# 1995 arctic cat puma spark



## Elwood454 (Apr 14, 2013)

Hi guys, I have a 1995 puma base model. I have no spark. I replaced the coil, cdi and verified that kill switch circuit going to the stator is functioning correctly. What am I missing outside replacing the stator.


----------



## koditten (Sep 3, 2016)

try unplugging the wires to the key switch, then check if you have spark.


----------



## Elwood454 (Apr 14, 2013)

Thanks koditten, I already tried that. The kill switch circuit is functioning correctly. I even jumped out the circuit at the stator. Still nothing. Any other suggestions will be greatly appreciated.
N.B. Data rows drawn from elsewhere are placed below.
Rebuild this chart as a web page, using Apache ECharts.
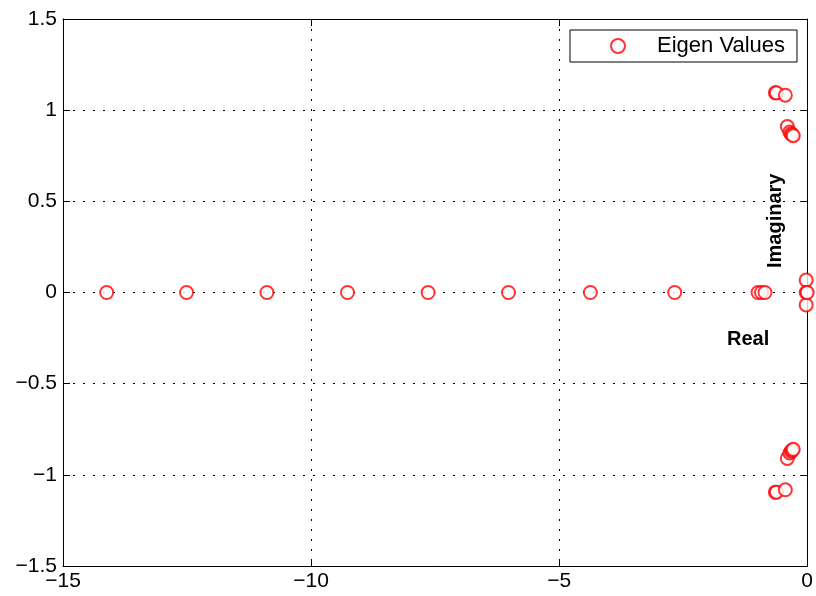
<!DOCTYPE html>
<html><head><meta charset="utf-8">
<script src="https://cdn.jsdelivr.net/npm/echarts@6/dist/echarts.min.js"></script>
<style>html,body{margin:0;padding:0;background:#fff}#c{width:816px;height:596px}</style>
</head><body><div id="c"></div>
<script>
var seriesName = 'Eigen Values';
var realParts = [-14.12, -12.51, -10.89, -9.265, -7.64, -6.02, -4.37, -2.67, -0.99, -0.92, -0.85,
  -0.02, -0.02, -0.02, 0.0,
  -0.64, -0.62, -0.44, -0.40, -0.35, -0.32, -0.30, -0.28,
  -0.64, -0.62, -0.44, -0.40, -0.35, -0.32, -0.30, -0.28];
var imagParts = [0, 0, 0, 0, 0, 0, 0, 0, 0, 0, 0,
  0.068, 0, -0.068, 0,
  1.095, 1.095, 1.082, 0.91, 0.88, 0.87, 0.865, 0.86,
  -1.095, -1.095, -1.082, -0.91, -0.88, -0.87, -0.865, -0.86];
var xTicks = [-15, -10, -5, 0];
var yTicks = [-1.5, -1, -0.5, 0, 0.5, 1, 1.5];
var axisTitleX = 'Real';
var axisTitleY = 'Imaginary';

var pts = realParts.map(function(r, i){ return [r, imagParts[i]]; });
function fmt(v){ var s = String(v); return s.charAt(0) === '-' ? '\u2212' + s.slice(1) : s; }
var font = 'Liberation Sans, Arial, sans-serif';
var lblStyle = {color:'#000', fontSize:21, fontFamily:font};
function mainAxis(min, max, interval, extra){
  var a = {type:'value', min:min, max:max, interval:interval,
    axisLine:{show:true, onZero:false, lineStyle:{color:'#000', width:1}},
    axisTick:{show:true, inside:true, length:7, lineStyle:{color:'#000'}},
    splitLine:{show:true, lineStyle:{color:'#000', type:[2,8], width:1}}};
  return Object.assign(a, extra);
}
function mirrorAxis(min, max, interval, pos){
  return {type:'value', min:min, max:max, interval:interval, position:pos,
    axisLine:{show:true, onZero:false, lineStyle:{color:'#000', width:1}},
    axisTick:{show:true, inside:true, length:7, lineStyle:{color:'#000'}},
    axisLabel:{show:false}, splitLine:{show:false}};
}
var chart = echarts.init(document.getElementById('c'), null, {renderer:'canvas'});
chart.setOption({
  animation:false,
  backgroundColor:'#fff',
  grid:{left:63, right:6, top:19, bottom:30, containLabel:false},
  xAxis:[mainAxis(xTicks[0], xTicks[xTicks.length-1], 5, {position:'bottom', axisLabel:Object.assign({formatter:fmt, margin:5}, lblStyle)}),
         mirrorAxis(xTicks[0], xTicks[xTicks.length-1], 5, 'top')],
  yAxis:[mainAxis(yTicks[0], yTicks[yTicks.length-1], 0.5, {position:'left', axisLabel:Object.assign({formatter:fmt, margin:6}, lblStyle)}),
         mirrorAxis(yTicks[0], yTicks[yTicks.length-1], 0.5, 'right')],
  legend:{show:true, left:570, top:30, orient:'vertical',
    data:[{name:seriesName, icon:'emptyCircle'}],
    itemWidth:14, itemHeight:14, padding:[5,12,5,40],
    backgroundColor:'#fff', borderColor:'#000', borderWidth:1, borderRadius:0,
    textStyle:{color:'#000', fontSize:22, fontFamily:font, padding:[0,0,0,27]}},
  graphic:[
    {type:'text', left:727, top:329, style:{text:axisTitleX, fontSize:20, fontWeight:'bold', fontFamily:font, fill:'#000'}},
    {type:'text', x:765, y:268, rotation:Math.PI/2, style:{text:axisTitleY, fontSize:20, fontWeight:'bold', fontFamily:font, fill:'#000'}}
  ],
  series:[{name:seriesName, type:'scatter', data:pts, symbol:'emptyCircle', symbolSize:13,
    itemStyle:{color:'#ff0000', borderColor:'#ff0000', borderWidth:1}, xAxisIndex:0, yAxisIndex:0}]
});
</script></body></html>
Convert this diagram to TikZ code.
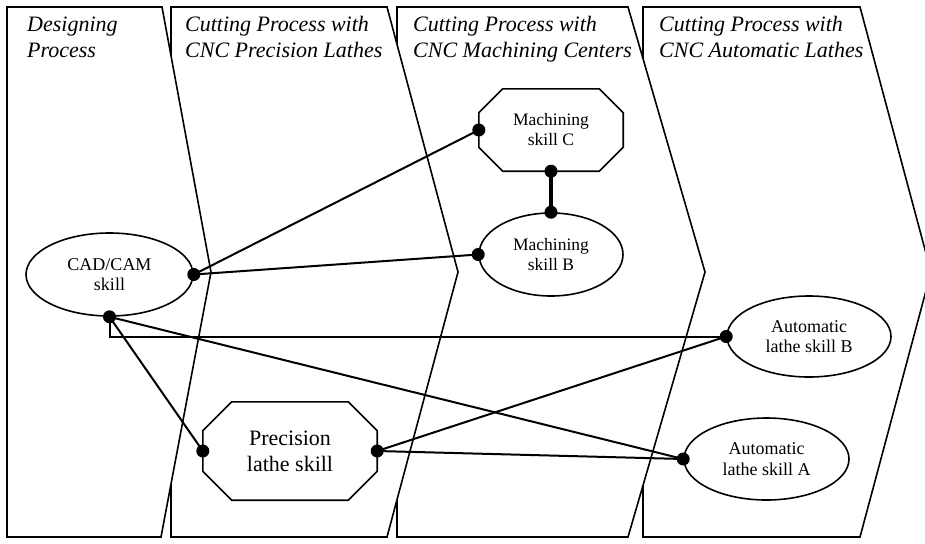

Thank you.


----------



## koditten (Sep 3, 2016)

Darn.


----------



## Elwood454 (Apr 14, 2013)

Agreed!


----------



## Busterboy (Feb 13, 2004)

Have you tried to bypass the 'throttle stuck' switch with a jumper?


----------



## Elwood454 (Apr 14, 2013)

Is that in the kill switch circuit?


----------



## Busterboy (Feb 13, 2004)

Elwood454 said:


> Is that in the kill switch circuit?


Most likely as it kills the engine should the carbs freeze up and the throttle is released. It basically monitors the tension on the throttle cable and any slack in the cable activates the circuit. Remove any cover on the handlebars and there are 2 wires from the throttle that follow the steering post. In that area is a quick connector for these 2 wires. Unplug it and plug the bypass loop into the part/wires that go toward the engine. That is if the bypass plug is still with the sled. The bypass plug can be made with a similar 2 wire disconnect plug from an autoparts store by cutting off one of the plugs, stripping the 2 wires and connecting them together.


----------



## kingfisher 11 (Jan 26, 2000)

I had one around that year. Sold it a few years ago. If I recall one of the spark plug wires had extra insulation around it for some reason? Not sure if this was a spark issue the previous owner added?


----------



## Elwood454 (Apr 14, 2013)

Thanks guys for the responses. The wiring harness and kill switches are in working order. The coil and cdi box is brand new. There is no throttle position sensor on this model, we looked up the diagram, but it was a good suggestion. That pretty much leaves the stator. I’m going to pull the flywheel tomorrow and check it out. Thanks again and I’ll update when I discover more. Once again, thank you.


----------



## koditten (Sep 3, 2016)

God! Please let us know! I really need closure. I've had small engines stump me for a short while, but this issue is excessive.


----------



## Elwood454 (Apr 14, 2013)

I ordered a new stator it should be in the end of next week. I’ll have an update as soon as I can get it installed. Hopefully I’ll be making noise soon. It kinda sucks putting $200+ in a machine worth about $600 running.


----------



## koditten (Sep 3, 2016)

I hear you. It sucks. Thank you for updating the thread.


----------



## Elwood454 (Apr 14, 2013)

I just put the stator on and I have spark so it was definitely the stator. I have a few things I want to do since it’s apart but the spark problem is resolved.


----------